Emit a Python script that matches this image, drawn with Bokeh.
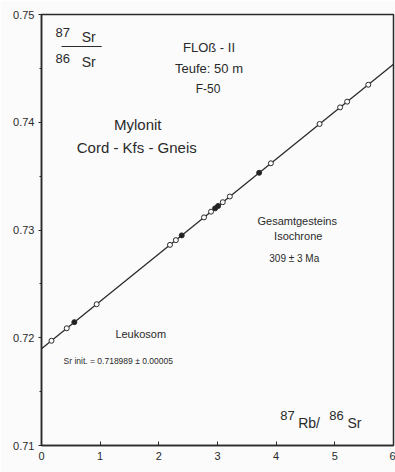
import math
from bokeh.plotting import figure
from bokeh.models import FixedTicker, Range1d, ColumnDataSource
from bokeh.core.properties import value
from bokeh.embed import file_html
from bokeh.resources import INLINE

# ---- data ----
rb_sr = [0.17, 0.43, 0.56, 0.94, 2.19, 2.29, 2.39, 2.77, 2.89, 2.96, 3.01, 3.09, 3.21, 3.71, 3.91, 4.74, 5.09, 5.21, 5.57]
sr_sr = [0.71972, 0.72088, 0.72145, 0.72311, 0.72862, 0.72906, 0.72950, 0.73117, 0.73170, 0.73201, 0.73223, 0.73258, 0.73311, 0.73531, 0.73619, 0.73984, 0.74138, 0.74191, 0.74348]
filled = [False, False, True, False, False, False, True, False, False, True, True, False, False, True, False, False, False, False, False]
sr_initial = 0.718989
age_ma = 309
x_ticks = [0, 1, 2, 3, 4, 5, 6]
y_ticks = [0.71, 0.72, 0.73, 0.74, 0.75]
y_tick_labels = ["0.71", "0.72", "0.73", "0.74", "0.75"]

lam = 1.42e-11
slope = math.exp(lam * age_ma * 1e6) - 1.0

FONT = "Liberation Sans"
INK = "#2a2a2a"
BG = "#fbfbfb"

p = figure(width=395, height=472, output_backend="svg", toolbar_location=None,
           x_range=Range1d(0, 6), y_range=Range1d(0.71, 0.75),
           min_border_left=41, min_border_right=2, min_border_top=14, min_border_bottom=27,
           background_fill_color=BG, border_fill_color=BG)
p.frame_width = 352
p.frame_height = 431
p.grid.visible = False
p.outline_line_color = INK
p.outline_line_width = 1.5

p.xaxis.ticker = FixedTicker(ticks=x_ticks)
p.yaxis.ticker = FixedTicker(ticks=y_ticks, minor_ticks=[0.715, 0.725, 0.735, 0.745])
p.yaxis.major_label_overrides = {t: l for t, l in zip(y_ticks, y_tick_labels)}
for ax in (p.xaxis, p.yaxis):
    ax.axis_line_color = INK
    ax.axis_line_width = 1.5
    ax.major_tick_line_color = INK
    ax.minor_tick_line_color = INK
    ax.major_label_text_font = FONT
    ax.major_label_text_font_size = "11px"
    ax.major_label_text_color = INK
p.xaxis.major_tick_in = 4
p.xaxis.major_tick_out = 0
p.xaxis.minor_tick_line_color = None
p.xaxis.major_label_standoff = 6
p.yaxis.major_tick_in = 0
p.yaxis.major_tick_out = 3
p.yaxis.minor_tick_in = 0
p.yaxis.minor_tick_out = 2
p.yaxis.major_label_standoff = 4

# isochrone
p.line([0, 6], [sr_initial, sr_initial + slope * 6], line_color=INK, line_width=1.3)

src = ColumnDataSource(dict(x=rb_sr, y=sr_sr,
                            fc=["#222222" if f else BG for f in filled]))
p.scatter("x", "y", source=src, size=5, fill_color="fc", line_color=INK, line_width=1)

def txt(x, y, s, size, align="center"):
    p.text([x], [y], text=[s], text_font=value(FONT), text_font_size=size,
           text_color=INK, text_align=align, text_baseline="middle")

# y-axis label as fraction
txt(0.239, 0.74833, "87", "13px", "left")
txt(0.684, 0.74787, "Sr", "14px", "left")
txt(0.239, 0.74592, "86", "13px", "left")
txt(0.684, 0.74555, "Sr", "14px", "left")
p.segment([0.342], [0.74703], [1.026], [0.74703], line_color=INK, line_width=1.2)

txt(2.855, 0.74694, "FLOß - II", "13px")
txt(2.855, 0.74499, "Teufe: 50 m", "13px")
txt(2.838, 0.74304, "F-50", "12px")
txt(1.641, 0.73979, "Mylonit", "15px")
txt(1.624, 0.73766, "Cord - Kfs - Gneis", "15px")
txt(4.359, 0.73088, "Gesamtgesteins", "11px")
txt(4.376, 0.72940, "Isochrone", "11px")
txt(4.308, 0.72736, "309 ± 3 Ma", "10px")
txt(1.692, 0.72039, "Leukosom", "11px")
txt(1.308, 0.71780, "Sr init. = 0.718989 ± 0.00005", "8.5px")

# x-axis label
txt(4.068, 0.71278, "87", "13px", "left")
txt(4.376, 0.71209, "Rb/", "14px", "left")
txt(4.906, 0.71278, "86", "13px", "left")
txt(5.214, 0.71209, "Sr", "14px", "left")

open("out.html", "w").write(file_html(p, INLINE))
========================================
**Aim:** Repeat, word for word and with no pictures, only the lines running from the beginning of the data to the line that contains "p.outline_line_width = 1.5".

**The completed task:**
Emit a Python script that matches this image, drawn with Bokeh.
import math
from bokeh.plotting import figure
from bokeh.models import FixedTicker, Range1d, ColumnDataSource
from bokeh.core.properties import value
from bokeh.embed import file_html
from bokeh.resources import INLINE

# ---- data ----
rb_sr = [0.17, 0.43, 0.56, 0.94, 2.19, 2.29, 2.39, 2.77, 2.89, 2.96, 3.01, 3.09, 3.21, 3.71, 3.91, 4.74, 5.09, 5.21, 5.57]
sr_sr = [0.71972, 0.72088, 0.72145, 0.72311, 0.72862, 0.72906, 0.72950, 0.73117, 0.73170, 0.73201, 0.73223, 0.73258, 0.73311, 0.73531, 0.73619, 0.73984, 0.74138, 0.74191, 0.74348]
filled = [False, False, True, False, False, False, True, False, False, True, True, False, False, True, False, False, False, False, False]
sr_initial = 0.718989
age_ma = 309
x_ticks = [0, 1, 2, 3, 4, 5, 6]
y_ticks = [0.71, 0.72, 0.73, 0.74, 0.75]
y_tick_labels = ["0.71", "0.72", "0.73", "0.74", "0.75"]

lam = 1.42e-11
slope = math.exp(lam * age_ma * 1e6) - 1.0

FONT = "Liberation Sans"
INK = "#2a2a2a"
BG = "#fbfbfb"

p = figure(width=395, height=472, output_backend="svg", toolbar_location=None,
           x_range=Range1d(0, 6), y_range=Range1d(0.71, 0.75),
           min_border_left=41, min_border_right=2, min_border_top=14, min_border_bottom=27,
           background_fill_color=BG, border_fill_color=BG)
p.frame_width = 352
p.frame_height = 431
p.grid.visible = False
p.outline_line_color = INK
p.outline_line_width = 1.5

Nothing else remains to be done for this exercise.